Plotting code records:
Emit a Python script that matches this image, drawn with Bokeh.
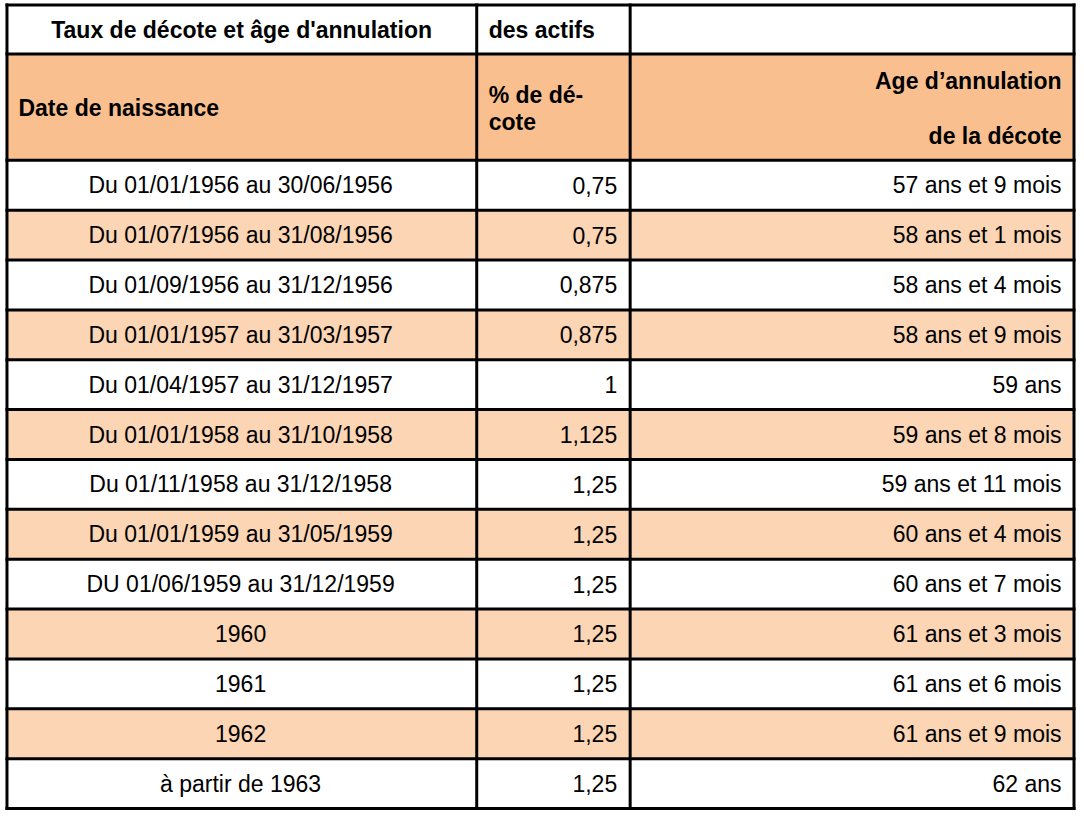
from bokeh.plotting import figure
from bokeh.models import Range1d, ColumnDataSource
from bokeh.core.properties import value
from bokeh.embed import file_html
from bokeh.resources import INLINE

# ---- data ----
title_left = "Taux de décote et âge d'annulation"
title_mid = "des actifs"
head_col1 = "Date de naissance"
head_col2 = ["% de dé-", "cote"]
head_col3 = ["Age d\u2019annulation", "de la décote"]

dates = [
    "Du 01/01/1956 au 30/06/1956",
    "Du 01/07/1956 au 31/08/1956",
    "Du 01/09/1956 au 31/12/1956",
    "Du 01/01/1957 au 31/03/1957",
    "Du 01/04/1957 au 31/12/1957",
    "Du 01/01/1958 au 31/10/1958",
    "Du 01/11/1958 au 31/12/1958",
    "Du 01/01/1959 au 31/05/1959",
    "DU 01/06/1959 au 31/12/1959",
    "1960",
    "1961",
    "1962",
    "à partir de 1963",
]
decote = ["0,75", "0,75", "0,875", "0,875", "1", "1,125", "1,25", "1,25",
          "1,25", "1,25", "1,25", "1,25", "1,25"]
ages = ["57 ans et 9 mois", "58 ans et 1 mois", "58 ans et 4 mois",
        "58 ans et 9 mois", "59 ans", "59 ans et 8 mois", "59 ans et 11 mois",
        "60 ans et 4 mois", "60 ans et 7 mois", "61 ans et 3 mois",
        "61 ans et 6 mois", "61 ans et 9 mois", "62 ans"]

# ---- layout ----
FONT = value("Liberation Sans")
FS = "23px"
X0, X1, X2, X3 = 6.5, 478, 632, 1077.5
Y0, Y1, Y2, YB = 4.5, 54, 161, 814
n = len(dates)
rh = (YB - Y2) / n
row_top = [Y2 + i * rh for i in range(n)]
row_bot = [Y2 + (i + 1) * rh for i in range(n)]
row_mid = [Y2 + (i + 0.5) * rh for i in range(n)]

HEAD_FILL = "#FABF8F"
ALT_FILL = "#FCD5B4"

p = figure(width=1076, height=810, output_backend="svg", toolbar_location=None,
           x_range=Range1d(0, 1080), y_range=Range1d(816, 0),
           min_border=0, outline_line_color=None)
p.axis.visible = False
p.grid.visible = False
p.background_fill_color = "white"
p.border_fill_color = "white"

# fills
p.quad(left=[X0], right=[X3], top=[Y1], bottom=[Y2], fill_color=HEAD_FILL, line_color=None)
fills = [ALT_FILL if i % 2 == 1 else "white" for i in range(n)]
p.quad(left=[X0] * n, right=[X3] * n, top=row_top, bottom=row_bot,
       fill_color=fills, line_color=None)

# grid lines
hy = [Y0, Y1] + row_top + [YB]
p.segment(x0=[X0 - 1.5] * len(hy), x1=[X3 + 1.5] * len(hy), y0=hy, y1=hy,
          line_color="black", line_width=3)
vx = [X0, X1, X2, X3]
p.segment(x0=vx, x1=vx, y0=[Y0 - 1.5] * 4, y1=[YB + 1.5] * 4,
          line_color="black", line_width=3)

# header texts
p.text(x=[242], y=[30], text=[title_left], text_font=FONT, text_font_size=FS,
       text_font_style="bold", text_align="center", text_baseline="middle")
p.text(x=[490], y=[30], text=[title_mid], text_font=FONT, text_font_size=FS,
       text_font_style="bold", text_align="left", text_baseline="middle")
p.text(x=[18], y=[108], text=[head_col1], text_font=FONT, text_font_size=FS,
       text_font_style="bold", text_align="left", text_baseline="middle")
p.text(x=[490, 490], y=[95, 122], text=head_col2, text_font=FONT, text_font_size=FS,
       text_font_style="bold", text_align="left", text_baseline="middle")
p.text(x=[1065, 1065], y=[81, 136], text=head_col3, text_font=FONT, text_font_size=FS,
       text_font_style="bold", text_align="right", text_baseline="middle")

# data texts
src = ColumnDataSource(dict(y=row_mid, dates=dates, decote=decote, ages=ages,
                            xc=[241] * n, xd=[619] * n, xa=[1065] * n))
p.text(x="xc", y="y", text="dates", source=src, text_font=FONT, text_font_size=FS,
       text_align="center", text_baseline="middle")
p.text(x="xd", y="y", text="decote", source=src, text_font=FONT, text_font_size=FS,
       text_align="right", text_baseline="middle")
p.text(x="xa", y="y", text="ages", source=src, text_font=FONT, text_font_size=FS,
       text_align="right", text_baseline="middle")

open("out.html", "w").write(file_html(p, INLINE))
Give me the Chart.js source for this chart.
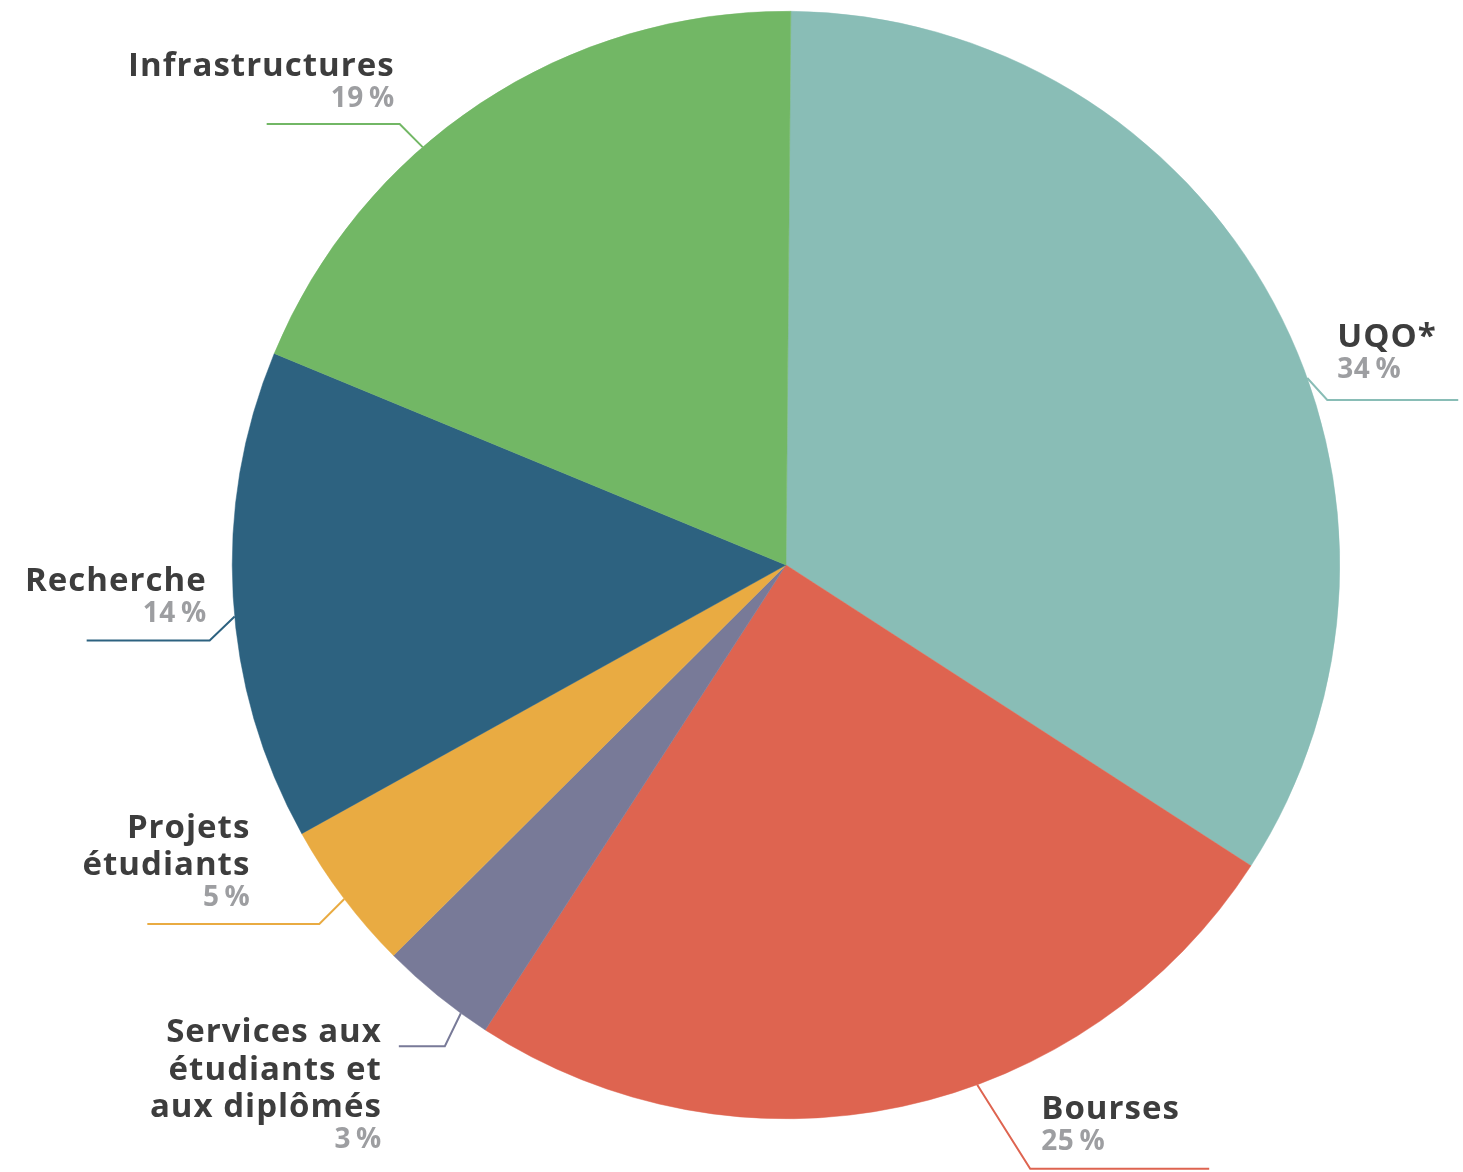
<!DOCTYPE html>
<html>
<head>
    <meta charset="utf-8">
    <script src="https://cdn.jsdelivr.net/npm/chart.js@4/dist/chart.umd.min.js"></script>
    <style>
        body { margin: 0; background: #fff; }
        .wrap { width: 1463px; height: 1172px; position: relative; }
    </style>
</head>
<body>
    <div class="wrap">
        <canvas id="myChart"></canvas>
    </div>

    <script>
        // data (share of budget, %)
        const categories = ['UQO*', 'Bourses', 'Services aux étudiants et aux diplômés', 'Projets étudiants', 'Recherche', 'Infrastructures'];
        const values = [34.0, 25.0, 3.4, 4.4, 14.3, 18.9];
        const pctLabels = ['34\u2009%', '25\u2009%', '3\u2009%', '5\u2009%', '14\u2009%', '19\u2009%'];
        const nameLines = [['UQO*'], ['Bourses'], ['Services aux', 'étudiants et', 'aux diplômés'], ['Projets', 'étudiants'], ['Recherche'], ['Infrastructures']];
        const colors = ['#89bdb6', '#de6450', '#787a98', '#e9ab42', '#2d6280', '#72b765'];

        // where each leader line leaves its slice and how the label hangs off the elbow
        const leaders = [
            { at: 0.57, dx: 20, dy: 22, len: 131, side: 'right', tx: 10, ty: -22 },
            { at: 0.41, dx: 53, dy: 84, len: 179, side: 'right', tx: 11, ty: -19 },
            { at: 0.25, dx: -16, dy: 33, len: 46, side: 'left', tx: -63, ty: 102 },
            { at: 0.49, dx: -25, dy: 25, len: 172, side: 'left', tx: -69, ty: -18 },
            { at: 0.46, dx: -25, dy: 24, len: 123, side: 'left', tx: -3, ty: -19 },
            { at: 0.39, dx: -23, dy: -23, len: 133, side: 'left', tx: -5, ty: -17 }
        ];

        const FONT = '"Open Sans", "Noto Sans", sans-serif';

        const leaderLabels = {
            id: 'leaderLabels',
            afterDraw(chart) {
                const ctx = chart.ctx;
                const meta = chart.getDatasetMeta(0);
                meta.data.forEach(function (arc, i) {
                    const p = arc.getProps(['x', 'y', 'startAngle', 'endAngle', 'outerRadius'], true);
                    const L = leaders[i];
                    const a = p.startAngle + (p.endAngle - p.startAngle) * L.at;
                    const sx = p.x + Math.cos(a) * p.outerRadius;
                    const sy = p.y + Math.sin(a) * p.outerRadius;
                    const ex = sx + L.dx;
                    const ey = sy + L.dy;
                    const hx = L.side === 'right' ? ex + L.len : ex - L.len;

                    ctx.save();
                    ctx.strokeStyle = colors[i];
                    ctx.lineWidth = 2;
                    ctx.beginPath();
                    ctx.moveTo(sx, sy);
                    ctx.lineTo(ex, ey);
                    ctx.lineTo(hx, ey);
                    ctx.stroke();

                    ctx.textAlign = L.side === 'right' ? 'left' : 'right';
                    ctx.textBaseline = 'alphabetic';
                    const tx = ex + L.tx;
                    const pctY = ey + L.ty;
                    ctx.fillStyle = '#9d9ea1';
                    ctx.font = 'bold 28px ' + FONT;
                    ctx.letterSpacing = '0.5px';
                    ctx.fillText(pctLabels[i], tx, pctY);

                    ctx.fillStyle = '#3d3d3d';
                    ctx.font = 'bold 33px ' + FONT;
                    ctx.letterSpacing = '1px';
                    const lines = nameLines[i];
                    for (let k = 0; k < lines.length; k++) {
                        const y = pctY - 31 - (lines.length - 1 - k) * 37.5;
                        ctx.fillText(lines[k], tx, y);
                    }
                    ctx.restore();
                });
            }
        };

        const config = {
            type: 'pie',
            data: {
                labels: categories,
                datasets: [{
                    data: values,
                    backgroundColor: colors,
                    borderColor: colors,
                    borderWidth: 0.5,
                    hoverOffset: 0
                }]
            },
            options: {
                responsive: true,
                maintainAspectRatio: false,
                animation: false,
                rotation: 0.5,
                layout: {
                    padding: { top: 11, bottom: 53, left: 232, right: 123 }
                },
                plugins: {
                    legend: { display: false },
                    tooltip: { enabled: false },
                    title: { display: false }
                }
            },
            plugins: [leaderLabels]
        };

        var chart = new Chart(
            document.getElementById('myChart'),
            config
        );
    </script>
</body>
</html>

→ WHAT THE TASK REQUIRES:
Exactly as written, please give again the lines from the beginning of the listing through the line containing "from bokeh.resources import INLINE", inclusive, without any pictures.

→ FINAL RESULT:
Emit a Python script that matches this image, drawn with Bokeh.
from bokeh.plotting import figure
from bokeh.models import Range1d, ColumnDataSource
from bokeh.core.properties import value
from bokeh.embed import file_html
from bokeh.resources import INLINE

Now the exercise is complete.